Principalement plébiscité par les PME, B Corp est aujourd’hui aussi obtenu par des multinationales, comme Danone, Evian ou Nespresso. Le fournisseur officiel de café de George Clooney a reçu la certification en 2022, avec 84,3 points, et ce, malgré ses dosettes à usage unique qui font grincer les dents des écolos. Pour communiquer autour de cette obtention, le spécialiste de l’espresso a décidé de payer des articles promotionnels dans la presse, comme sur le site des Echos en décembre 2023.

Consciente de ces critiques, B Lab a lancé une consultation publique en 2024 auprès des membres de la communauté pour établir de nouveaux standards B Corp, qui devraient être publiés début 2025. À moyen terme, l’association prévoit la disparition de son système de points et compte instaurer des exigences minimales à atteindre dans huit thématiques d’impact.
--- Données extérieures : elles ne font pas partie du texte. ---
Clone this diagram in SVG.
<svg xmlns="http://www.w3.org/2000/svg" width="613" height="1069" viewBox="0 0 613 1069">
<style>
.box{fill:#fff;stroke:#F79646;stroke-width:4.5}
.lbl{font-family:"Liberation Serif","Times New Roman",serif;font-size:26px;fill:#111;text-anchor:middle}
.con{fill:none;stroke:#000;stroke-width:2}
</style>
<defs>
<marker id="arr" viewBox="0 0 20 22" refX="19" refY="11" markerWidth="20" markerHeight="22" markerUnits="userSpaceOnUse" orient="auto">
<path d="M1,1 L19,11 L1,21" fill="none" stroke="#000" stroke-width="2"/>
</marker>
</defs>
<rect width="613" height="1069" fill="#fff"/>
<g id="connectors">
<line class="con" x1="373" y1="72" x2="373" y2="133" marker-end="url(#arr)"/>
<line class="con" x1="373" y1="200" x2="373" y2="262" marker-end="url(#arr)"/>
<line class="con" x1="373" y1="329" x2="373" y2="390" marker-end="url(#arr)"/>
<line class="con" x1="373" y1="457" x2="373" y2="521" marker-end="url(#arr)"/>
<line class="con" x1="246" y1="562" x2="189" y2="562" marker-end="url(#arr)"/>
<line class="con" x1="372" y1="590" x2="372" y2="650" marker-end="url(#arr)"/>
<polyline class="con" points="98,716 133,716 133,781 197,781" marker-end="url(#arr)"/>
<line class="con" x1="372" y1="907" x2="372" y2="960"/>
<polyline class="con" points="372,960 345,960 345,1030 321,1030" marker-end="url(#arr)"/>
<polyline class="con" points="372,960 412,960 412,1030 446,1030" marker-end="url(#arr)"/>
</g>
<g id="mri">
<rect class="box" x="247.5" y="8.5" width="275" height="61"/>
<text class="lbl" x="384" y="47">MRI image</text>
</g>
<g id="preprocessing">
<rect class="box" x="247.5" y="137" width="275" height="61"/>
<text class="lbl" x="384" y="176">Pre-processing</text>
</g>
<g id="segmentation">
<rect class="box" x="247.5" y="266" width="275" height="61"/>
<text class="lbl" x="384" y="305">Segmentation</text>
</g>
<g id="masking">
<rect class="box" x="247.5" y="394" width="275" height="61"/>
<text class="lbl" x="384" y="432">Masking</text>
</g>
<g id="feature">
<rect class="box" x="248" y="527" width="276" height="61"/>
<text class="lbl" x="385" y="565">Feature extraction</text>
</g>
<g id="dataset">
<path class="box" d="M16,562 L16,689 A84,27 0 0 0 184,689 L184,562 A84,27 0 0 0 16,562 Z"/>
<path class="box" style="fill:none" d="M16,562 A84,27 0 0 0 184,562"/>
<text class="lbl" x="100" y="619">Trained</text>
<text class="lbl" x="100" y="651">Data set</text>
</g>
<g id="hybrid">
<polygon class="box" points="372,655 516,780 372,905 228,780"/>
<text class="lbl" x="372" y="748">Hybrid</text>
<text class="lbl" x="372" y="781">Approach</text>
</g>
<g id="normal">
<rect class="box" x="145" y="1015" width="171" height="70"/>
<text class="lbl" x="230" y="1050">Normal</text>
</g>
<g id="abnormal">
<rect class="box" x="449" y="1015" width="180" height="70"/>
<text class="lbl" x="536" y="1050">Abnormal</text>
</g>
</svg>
C’est peut-être ça, d’ailleurs, l’un des atouts majeurs de l’organisation : son adaptabilité.

Ainsi, Vestiaire Collective, dont le business model circulaire exclut la production de nouveaux articles, ne pouvait pas engranger de points sur les questions liées aux matières premières. “Nous avons dû pousser B Corp à réfléchir sur le sujet et sur la pertinence de l’économie circulaire dans l’industrie de la mode”. Et cela a fonctionné, puisque la plateforme a réussi à obtenir une compensation qui lui a fait atteindre un total de 89,1 points, entraînant dans son sillage d’autres sociétés dont la seconde main est le cœur de métier.